** begin **

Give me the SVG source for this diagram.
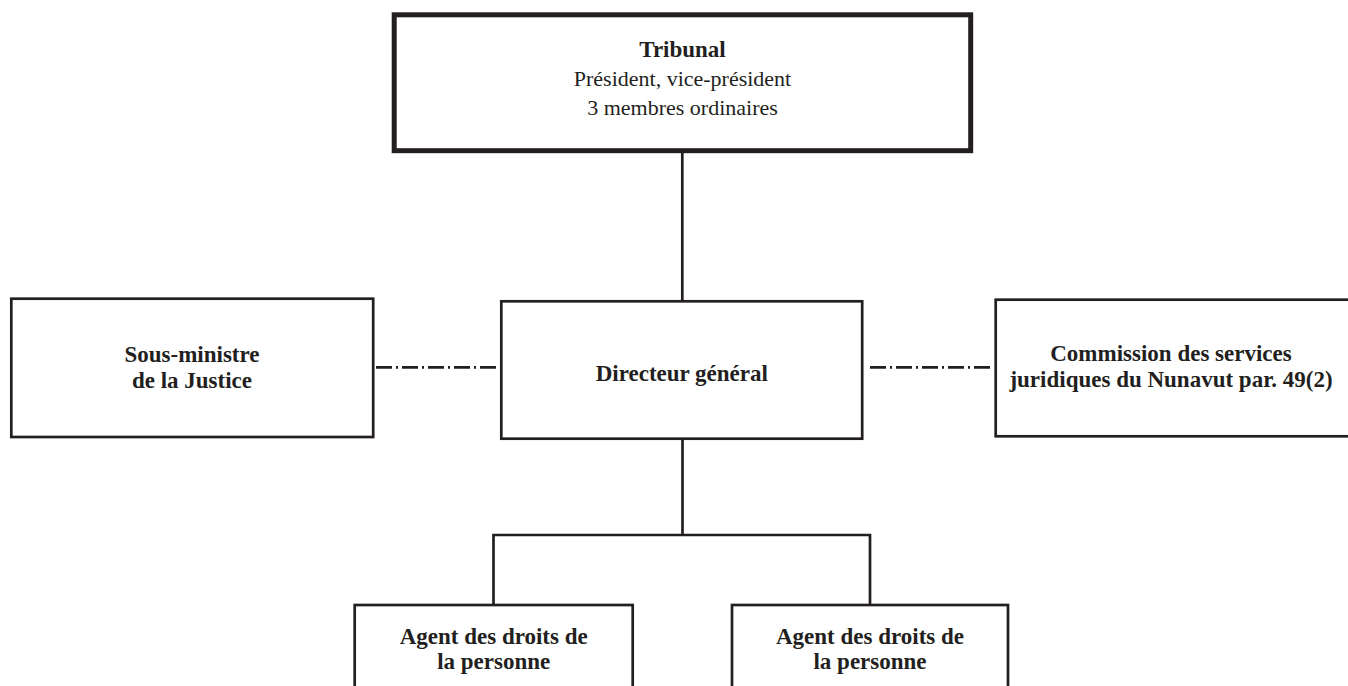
<svg xmlns="http://www.w3.org/2000/svg" width="1348" height="686" viewBox="0 0 1348 686">
<style>
.box{fill:#fff;stroke:#231f20;stroke-width:2.7}
.thick{fill:#fff;stroke:#231f20;stroke-width:5}
.ln{fill:none;stroke:#231f20;stroke-width:2.7}
.dd{fill:none;stroke:#231f20;stroke-width:2.7;stroke-dasharray:16 4 2 4}
text{font-family:"Liberation Serif","Times New Roman",serif;fill:#231f20;text-anchor:middle}
.b{font-weight:bold;font-size:23px}
.r{font-size:22px}
</style>
<rect width="1348" height="686" fill="#fff"/>
<g id="connectors">
<line class="ln" x1="682.3" y1="150.7" x2="682.3" y2="301.3"/>
<line class="ln" x1="682.5" y1="438.7" x2="682.5" y2="535"/>
<polyline class="ln" points="493.5,605 493.5,535 870,535 870,605"/>
<line class="dd" x1="376" y1="367.3" x2="496" y2="367.3"/>
<line class="dd" x1="870" y1="367.3" x2="990" y2="367.3"/>
</g>
<g id="tribunal">
<rect class="thick" x="394.2" y="14.8" width="576.5" height="135.9"/>
<text class="b" x="682.5" y="57">Tribunal</text>
<text class="r" x="682.5" y="86">Président, vice-président</text>
<text class="r" x="682.5" y="115">3 membres ordinaires</text>
</g>
<g id="sous-ministre">
<rect class="box" x="11.3" y="298.7" width="361.9" height="138.3"/>
<text class="b" x="192" y="362">Sous-ministre</text>
<text class="b" x="192" y="388">de la Justice</text>
</g>
<g id="directeur">
<rect class="box" x="501.3" y="301.3" width="360.9" height="137.4"/>
<text class="b" x="681.8" y="381">Directeur général</text>
</g>
<g id="commission">
<rect class="box" x="995.7" y="299.7" width="400" height="136.6"/>
<text class="b" x="1171" y="361">Commission des services</text>
<text class="b" x="1171" y="387">juridiques du Nunavut par. 49(2)</text>
</g>
<g id="agent-1">
<rect class="box" x="354.7" y="605" width="278" height="120"/>
<text class="b" x="493.7" y="644">Agent des droits de</text>
<text class="b" x="493.7" y="669">la personne</text>
</g>
<g id="agent-2">
<rect class="box" x="732" y="605" width="276" height="120"/>
<text class="b" x="870" y="644">Agent des droits de</text>
<text class="b" x="870" y="669">la personne</text>
</g>
</svg>
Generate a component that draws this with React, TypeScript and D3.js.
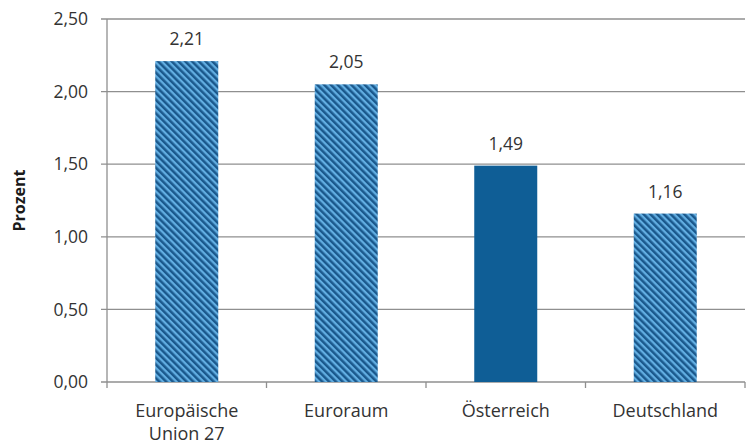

** end **

[WORK INSTRUCTIONS]
Reproduce the full material exactly, excluding the pictures.

[RESPONSE TO THIS TASK]
Give me the SVG source for this diagram.
<svg xmlns="http://www.w3.org/2000/svg" width="1348" height="686" viewBox="0 0 1348 686">
<style>
.box{fill:#fff;stroke:#231f20;stroke-width:2.7}
.thick{fill:#fff;stroke:#231f20;stroke-width:5}
.ln{fill:none;stroke:#231f20;stroke-width:2.7}
.dd{fill:none;stroke:#231f20;stroke-width:2.7;stroke-dasharray:16 4 2 4}
text{font-family:"Liberation Serif","Times New Roman",serif;fill:#231f20;text-anchor:middle}
.b{font-weight:bold;font-size:23px}
.r{font-size:22px}
</style>
<rect width="1348" height="686" fill="#fff"/>
<g id="connectors">
<line class="ln" x1="682.3" y1="150.7" x2="682.3" y2="301.3"/>
<line class="ln" x1="682.5" y1="438.7" x2="682.5" y2="535"/>
<polyline class="ln" points="493.5,605 493.5,535 870,535 870,605"/>
<line class="dd" x1="376" y1="367.3" x2="496" y2="367.3"/>
<line class="dd" x1="870" y1="367.3" x2="990" y2="367.3"/>
</g>
<g id="tribunal">
<rect class="thick" x="394.2" y="14.8" width="576.5" height="135.9"/>
<text class="b" x="682.5" y="57">Tribunal</text>
<text class="r" x="682.5" y="86">Président, vice-président</text>
<text class="r" x="682.5" y="115">3 membres ordinaires</text>
</g>
<g id="sous-ministre">
<rect class="box" x="11.3" y="298.7" width="361.9" height="138.3"/>
<text class="b" x="192" y="362">Sous-ministre</text>
<text class="b" x="192" y="388">de la Justice</text>
</g>
<g id="directeur">
<rect class="box" x="501.3" y="301.3" width="360.9" height="137.4"/>
<text class="b" x="681.8" y="381">Directeur général</text>
</g>
<g id="commission">
<rect class="box" x="995.7" y="299.7" width="400" height="136.6"/>
<text class="b" x="1171" y="361">Commission des services</text>
<text class="b" x="1171" y="387">juridiques du Nunavut par. 49(2)</text>
</g>
<g id="agent-1">
<rect class="box" x="354.7" y="605" width="278" height="120"/>
<text class="b" x="493.7" y="644">Agent des droits de</text>
<text class="b" x="493.7" y="669">la personne</text>
</g>
<g id="agent-2">
<rect class="box" x="732" y="605" width="276" height="120"/>
<text class="b" x="870" y="644">Agent des droits de</text>
<text class="b" x="870" y="669">la personne</text>
</g>
</svg>
Generate a component that draws this with React, TypeScript and D3.js.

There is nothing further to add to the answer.